Мифология и любовь художника //Александр Боровский

Материал из Энциклопедия фонда «Хайазг»
Перейти к: навигация, поиск

Александр Боровский

МИФОЛОГИЯ И ЛЮБОВЬ ХУДОЖНИКА

Легендарная фигура питерского андерграунда, Армен Аветисян в полной мере испытал жесткий прессинг советской жизни со всеми вытекающими отсюда последствиями (а их в его судьбе неофициального художника был полный набор - вплоть до ареста и "Крестов"). Впрочем, и у постсоветской жизни оказались не менее брутальные вытекающие последствия (теперь уже скорее экономического плана), вполне способные изменить характер - разъединить, поссорить, заставить завидовать и ненавидеть. Так вот, все эти обстоятельства не только не сломали Армена - на сантиметр не сдвинули. Да и не могло быть иначе - куда ему суетиться. Слишком глубоки его корни и в персонологическом, и в творческом планах. Собственно, эти планы взаимосвязаны. Армен опирается на древнюю традицию армянской миниатюры. А это не только способ репрезентации - специфическая трактовка формы в ее условности и наглядности, колоризм - золото, глубокие пурпурные и коричневые тона и пр. Это и способ мышления - сочетание изощренности и предельной наивности. Древняя метафорика и простодушная наглядность. Так миниатюрист, иллюстрируя сцену "Отречение Петра", рисует наинагляднейшего петуха. Или подпускает в маргиналиях никогда не виденного, но известного понаслышке и самостоятельно довоображенного крокодила.

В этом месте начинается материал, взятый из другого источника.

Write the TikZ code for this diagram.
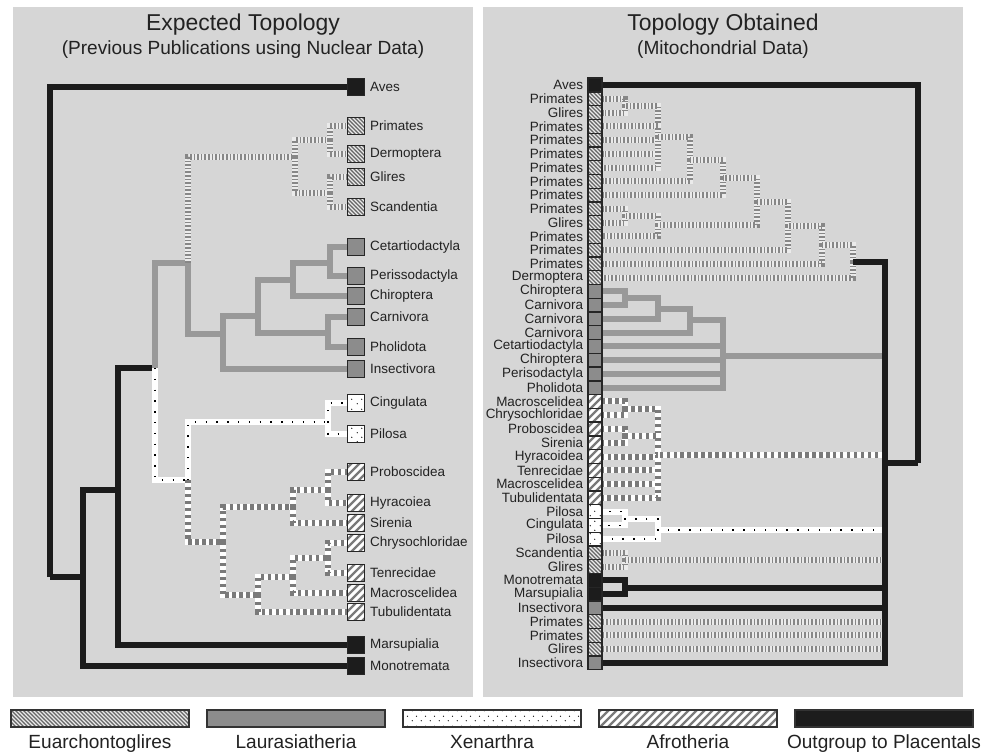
\documentclass[tikz,border=0pt]{standalone}
\usepackage{fontspec}
\setmainfont{Liberation Sans}
\usetikzlibrary{positioning,patterns}

\definecolor{panelgray}{HTML}{D6D6D6}
\definecolor{outgrp}{HTML}{1C1C1C}
\definecolor{laurgray}{HTML}{999999}
\definecolor{laurbox}{HTML}{8C8C8C}
\definecolor{stripegray}{HTML}{7A7A7A}
\definecolor{textgray}{HTML}{222222}

\pgfdeclarelayer{panel}
\pgfdeclarelayer{lines}
\pgfsetlayers{panel,lines,main}

% fill patterns of the clades
\pgfdeclarepatternformonly{euhatch}{\pgfqpoint{-1pt}{-1pt}}{\pgfqpoint{4pt}{4pt}}{\pgfqpoint{3pt}{3pt}}%
{\pgfsetlinewidth{1pt}\pgfpathmoveto{\pgfqpoint{0pt}{3pt}}\pgfpathlineto{\pgfqpoint{3.1pt}{-0.1pt}}\pgfusepath{stroke}}
\pgfdeclarepatternformonly{afhatch}{\pgfqpoint{-1pt}{-1pt}}{\pgfqpoint{7pt}{7pt}}{\pgfqpoint{6pt}{6pt}}%
{\pgfsetlinewidth{1.8pt}\pgfpathmoveto{\pgfqpoint{-0.1pt}{-0.1pt}}\pgfpathlineto{\pgfqpoint{6.1pt}{6.1pt}}\pgfusepath{stroke}}
\pgfdeclarepatternformonly{xedots}{\pgfqpoint{0pt}{0pt}}{\pgfqpoint{7pt}{7pt}}{\pgfqpoint{7pt}{7pt}}%
{\pgfpathcircle{\pgfqpoint{1.75pt}{1.75pt}}{0.5pt}\pgfpathcircle{\pgfqpoint{5.25pt}{5.25pt}}{0.5pt}\pgfusepath{fill}}

\tikzset{
  branch/.style={line width=4.5pt},
  outline/.style={branch, draw=outgrp},
  laurline/.style={branch, draw=laurgray},
  euline/.style={branch, draw=white!92!black, postaction={draw=stripegray!90, line width=4.5pt, dash pattern=on 1.2pt off 1.5pt}},
  afline/.style={branch, draw=white, postaction={draw=stripegray, line width=4.5pt, dash pattern=on 2.6pt off 2.6pt}},
  xeline/.style={branch, draw=white, postaction={draw=black, line width=1.1pt, dash pattern=on 1.1pt off 7pt}},
  tipbox/.style={draw=black!85, line width=1.2pt, inner sep=0pt, minimum size=12.75pt},
  rbox/.style={minimum width=10.5pt, minimum height=10.32pt, line width=1pt},
  legbox/.style={draw=black!80, line width=1.2pt, inner sep=0pt, minimum width=133.5pt, minimum height=12.75pt},
  ogbox/.style={fill=outgrp},
  eubox/.style={preaction={fill=white!92!black}, pattern=euhatch, pattern color=black!60},
  labox/.style={fill=laurbox},
  xebox/.style={preaction={fill=white}, pattern=xedots, pattern color=black},
  afbox/.style={preaction={fill=white}, pattern=afhatch, pattern color=stripegray},
  tiplabel/.style={inner sep=0pt, text=textgray, font=\fontsize{10.1pt}{12pt}\selectfont},
  heading/.style={text=textgray, font=\fontsize{17.2pt}{20pt}\selectfont},
  subheading/.style={text=textgray, font=\fontsize{14.3pt}{17pt}\selectfont},
  leglabel/.style={anchor=base, inner sep=0pt, text=textgray, font=\fontsize{14.3pt}{17pt}\selectfont}
}

\begin{document}
\begin{tikzpicture}[x=0.75pt, y=-0.75pt]
  \useasboundingbox (0,0) rectangle (988,751);
  \begin{pgfonlayer}{panel}
    \fill[white] (0,0) rectangle (988,751);
    \fill[panelgray] (13,7) rectangle (473,697);
    \fill[panelgray] (483,7) rectangle (963,697);
  \end{pgfonlayer}

  \node[heading] (lefttitle) at (243,25) {Expected Topology};
  \node[subheading] (leftsub) at (243,50) {(Previous Publications using Nuclear Data)};
  \node[heading] (righttitle) at (723,25) {Topology Obtained};
  \node[subheading] (rightsub) at (723,50) {(Mitochondrial Data)};

  % expected tree, tips
  \foreach \nm/\yy/\cl in {Aves/87/ogbox, Primates/126/eubox, Dermoptera/154/eubox, Glires/177/eubox,
      Scandentia/207/eubox, Cetartiodactyla/247/labox, Perissodactyla/276/labox, Chiroptera/296/labox,
      Carnivora/317/labox, Pholidota/347/labox, Insectivora/369/labox, Cingulata/403/xebox, Pilosa/434/xebox,
      Proboscidea/472/afbox, Hyracoiea/503/afbox, Sirenia/523/afbox, Chrysochloridae/543/afbox,
      Tenrecidae/573/afbox, Macroscelidea/593/afbox, Tubulidentata/612/afbox, Marsupialia/645/ogbox,
      Monotremata/666/ogbox}{
    \node[tipbox,\cl] (\nm) at (356,\yy) {};
    \node[tiplabel, right=3.5pt of \nm] {\nm};
  }

  % obtained tree, tips
  \foreach \nm/\cl [count=\i] in {Aves/ogbox, Primates/eubox, Glires/eubox, Primates/eubox, Primates/eubox,
      Primates/eubox, Primates/eubox, Primates/eubox, Primates/eubox, Primates/eubox, Glires/eubox,
      Primates/eubox, Primates/eubox, Primates/eubox, Dermoptera/eubox, Chiroptera/labox, Carnivora/labox,
      Carnivora/labox, Carnivora/labox, Cetartiodactyla/labox, Chiroptera/labox, Perisodactyla/labox,
      Pholidota/labox, Macroscelidea/afbox, Chrysochloridae/afbox, Proboscidea/afbox, Sirenia/afbox,
      Hyracoidea/afbox, Tenrecidae/afbox, Macroscelidea/afbox, Tubulidentata/afbox, Pilosa/xebox,
      Cingulata/xebox, Pilosa/xebox, Scandentia/eubox, Glires/eubox, Monotremata/ogbox, Marsupialia/ogbox,
      Insectivora/labox, Primates/eubox, Primates/eubox, Glires/eubox, Insectivora/labox}{
    \node[tipbox,rbox,\cl] (r\i) at (595,{85+(\i-1)*13.76}) {};
    \node[tiplabel, left=3pt of r\i] {\nm};
  }

  % expected tree, inner nodes
  \coordinate (root) at (50,577);
  \coordinate (mam) at (83,577);
  \coordinate (ther) at (118,490);
  \coordinate (euth) at (155,368);
  \coordinate (boreo) at (188,263);
  \coordinate (atl) at (188,480);
  \coordinate (euarch) at (295,157);
  \coordinate (eu1) at (330,140);
  \coordinate (eu2) at (330,193);
  \coordinate (laur) at (223,334);
  \coordinate (la1) at (258,316);
  \coordinate (la2) at (293,280);
  \coordinate (la3) at (330,263);
  \coordinate (la4) at (328,333);
  \coordinate (xen) at (328,422);
  \coordinate (afro) at (223,542);
  \coordinate (af1) at (293,507);
  \coordinate (af2) at (328,490);
  \coordinate (af3) at (258,595);
  \coordinate (af4) at (293,577);
  \coordinate (af5) at (328,558);

  % obtained tree, inner nodes
  \coordinate (rroot) at (918,463);
  \coordinate (rbase) at (885,463);
  \coordinate (e1) at (625,106);
  \coordinate (e2) at (658,137);
  \coordinate (e3) at (690,160);
  \coordinate (e4) at (723,178);
  \coordinate (e5) at (625,216);
  \coordinate (e6) at (658,225);
  \coordinate (e7) at (757,202);
  \coordinate (e8) at (788,226);
  \coordinate (e9) at (822,245);
  \coordinate (eu) at (853,262);
  \coordinate (l1) at (625,298);
  \coordinate (l2) at (658,309);
  \coordinate (l3) at (690,320);
  \coordinate (l4) at (723,356);
  \coordinate (a1) at (625,409);
  \coordinate (a2) at (625,436);
  \coordinate (a3) at (658,455);
  \coordinate (x1) at (625,519);
  \coordinate (x2) at (658,530);
  \coordinate (s1) at (625,560);
  \coordinate (mm) at (625,588);

  \begin{pgfonlayer}{lines}
    \draw[outline] (root) |- (Aves.west);
    \draw[outline] (root) |- (mam);
    \draw[outline] (mam) |- (ther);
    \draw[outline] (mam) |- (Monotremata.west);
    \draw[outline] (ther) |- (euth);
    \draw[outline] (ther) |- (Marsupialia.west);
    \draw[laurline] (euth) |- (boreo);
    \draw[laurline] (boreo) |- (laur);
    \draw[laurline] (laur) |- (la1);
    \draw[laurline] (laur) |- (Insectivora.west);
    \draw[laurline] (la1) |- (la2);
    \draw[laurline] (la1) |- (la4);
    \draw[laurline] (la2) |- (la3);
    \draw[laurline] (la2) |- (Chiroptera.west);
    \draw[laurline] (la3) |- (Cetartiodactyla.west);
    \draw[laurline] (la3) |- (Perissodactyla.west);
    \draw[laurline] (la4) |- (Carnivora.west);
    \draw[laurline] (la4) |- (Pholidota.west);
    \draw[euline] (boreo) |- (euarch);
    \draw[euline] (euarch) |- (eu1);
    \draw[euline] (euarch) |- (eu2);
    \draw[euline] (eu1) |- (Primates.west);
    \draw[euline] (eu1) |- (Dermoptera.west);
    \draw[euline] (eu2) |- (Glires.west);
    \draw[euline] (eu2) |- (Scandentia.west);
    \draw[xeline] (euth) |- (atl);
    \draw[xeline] (atl) |- (xen);
    \draw[xeline] (xen) |- (Cingulata.west);
    \draw[xeline] (xen) |- (Pilosa.west);
    \draw[afline] (atl) |- (afro);
    \draw[afline] (afro) |- (af1);
    \draw[afline] (afro) |- (af3);
    \draw[afline] (af1) |- (af2);
    \draw[afline] (af1) |- (Sirenia.west);
    \draw[afline] (af2) |- (Proboscidea.west);
    \draw[afline] (af2) |- (Hyracoiea.west);
    \draw[afline] (af3) |- (af4);
    \draw[afline] (af3) |- (Tubulidentata.west);
    \draw[afline] (af4) |- (af5);
    \draw[afline] (af4) |- (Macroscelidea.west);
    \draw[afline] (af5) |- (Chrysochloridae.west);
    \draw[afline] (af5) |- (Tenrecidae.west);

    \draw[euline] (e1) |- (r2.east);
    \draw[euline] (e1) |- (r3.east);
    \draw[euline] (e2) |- (e1);
    \foreach \t in {r4,r5,r6,r7} \draw[euline] (e2) |- (\t.east);
    \draw[euline] (e3) |- (e2);
    \draw[euline] (e3) |- (r8.east);
    \draw[euline] (e4) |- (e3);
    \draw[euline] (e4) |- (r9.east);
    \draw[euline] (e5) |- (r10.east);
    \draw[euline] (e5) |- (r11.east);
    \draw[euline] (e6) |- (e5);
    \draw[euline] (e6) |- (r12.east);
    \draw[euline] (e7) |- (e4);
    \draw[euline] (e7) |- (e6);
    \draw[euline] (e8) |- (e7);
    \draw[euline] (e8) |- (r13.east);
    \draw[euline] (e9) |- (e8);
    \draw[euline] (e9) |- (r14.east);
    \draw[euline] (eu) |- (e9);
    \draw[euline] (eu) |- (r15.east);
    \draw[laurline] (l1) |- (r16.east);
    \draw[laurline] (l1) |- (r17.east);
    \draw[laurline] (l2) |- (l1);
    \draw[laurline] (l2) |- (r18.east);
    \draw[laurline] (l3) |- (l2);
    \draw[laurline] (l3) |- (r19.east);
    \draw[laurline] (l4) |- (l3);
    \foreach \t in {r20,r21,r22,r23} \draw[laurline] (l4) |- (\t.east);
    \draw[laurline] (rbase |- l4) -- (l4);
    \draw[afline] (a1) |- (r24.east);
    \draw[afline] (a1) |- (r25.east);
    \draw[afline] (a2) |- (r26.east);
    \draw[afline] (a2) |- (r27.east);
    \draw[afline] (a3) |- (a1);
    \draw[afline] (a3) |- (a2);
    \foreach \t in {r28,r29,r30,r31} \draw[afline] (a3) |- (\t.east);
    \draw[afline] (rbase |- a3) -- (a3);
    \draw[xeline] (x1) |- (r32.east);
    \draw[xeline] (x1) |- (r33.east);
    \draw[xeline] (x2) |- (x1);
    \draw[xeline] (x2) |- (r34.east);
    \draw[xeline] (rbase |- x2) -- (x2);
    \draw[euline] (s1) |- (r35.east);
    \draw[euline] (s1) |- (r36.east);
    \draw[euline] (rbase |- s1) -- (s1);
    \foreach \t in {r40,r41,r42} \draw[euline] (rbase |- \t) -- (\t.east);
    \draw[outline] (mm) |- (r37.east);
    \draw[outline] (mm) |- (r38.east);
    \draw[outline] (rbase |- mm) -- (mm);
    \draw[outline] (rbase |- r39) -- (r39.east);
    \draw[outline] (rroot) |- (r1.east);
    \draw[outline] (rroot) |- (rbase);
    \draw[outline] (eu) -| (rbase) |- (r43.east);
  \end{pgfonlayer}

  % legend
  \foreach \nm/\cl/\xx in {Euarchontoglires/eubox/100, Laurasiatheria/labox/296, Xenarthra/xebox/492,
      Afrotheria/afbox/688, Outgroup to Placentals/ogbox/884}{
    \node[legbox,\cl] (key\xx) at (\xx,718.5) {};
    \node[leglabel] at (\xx,748) {\nm};
  }
\end{tikzpicture}
\end{document}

Думаю, подобный тип мышления свойствен и Армену. Древние архетипы оживают благодаря естественным (а не игровым, так сказать, орудийным, используемым в качестве средства, как это часто бывает в современном искусстве) простодушию, открытости, наивности, впрямую идущим от персонологических качеств личности художника (на языке психоанализа персонология - подход к личности не как набору психологических абстракций, а как органическому психическому целому). Собственно, метаморфозы, на которых настаивает художник, и есть оживление, активизация этих архетипов. Палитра становится пюпитром с нотами, обращается в женское лицо, затем - в птицу. Тряпка на мольберте оборачивается павлиньим пером, затем набухает объемом, как капля (слеза?). Даже избитые метафоры, стершиеся от многолетнего употребления (например, женственная, текучая линия, или линия, способная "расцвести") у Армена работают. Он буквализует их, берет впрямую (линия действительно у него оборачивается изгибом женского бедра или буквально раскрывается цветком), видимо, не задумываясь об исчерпанности тропа (любого вида иносказания). И - получается. В чем дело? Думаю, в великолепном неведении (неверии?) прецедентов, безразличии к правилам игры текущего искусства, насквозь проникнутого саморефлексией и боязнью простых решений. Армен же не скрывает архаических истоков - стилизуя форму и колорит, непосредственно используя средневековые мотивы, а то и попросту вводя изображение художника в образе писца и миниатюриста. Не боится признаться в любви к Пикассо времен античного цикла и к Матиссу. Что ему бояться - все переработает его природная витальная сила. И будешь внимать, как райской птице, попугаю, последовательно помещенному в домашнюю кухонную банку и затем в золоченую клетку. И без всякой иронии посочувствуешь старому модернистскому демиургическому мифу о всевластии художника, способного связать линией воедино мужчину и женщину, да так, что им вовек не расстаться. И растревожишься какой-то особой сомнабулической самопогруженностью арменовских обнаженных (здесь, особенно по отношению к серии "Сафо", отмечу в качестве, может быть, не осознанных самим автором истоков влияния серийной эротичности поп-арта). Никуда, как говорится, не денешься. Таково притяжение Армена. Хорошо, что есть такой вот мир, самостоятельный и цельный. Устойчивый и устоявший.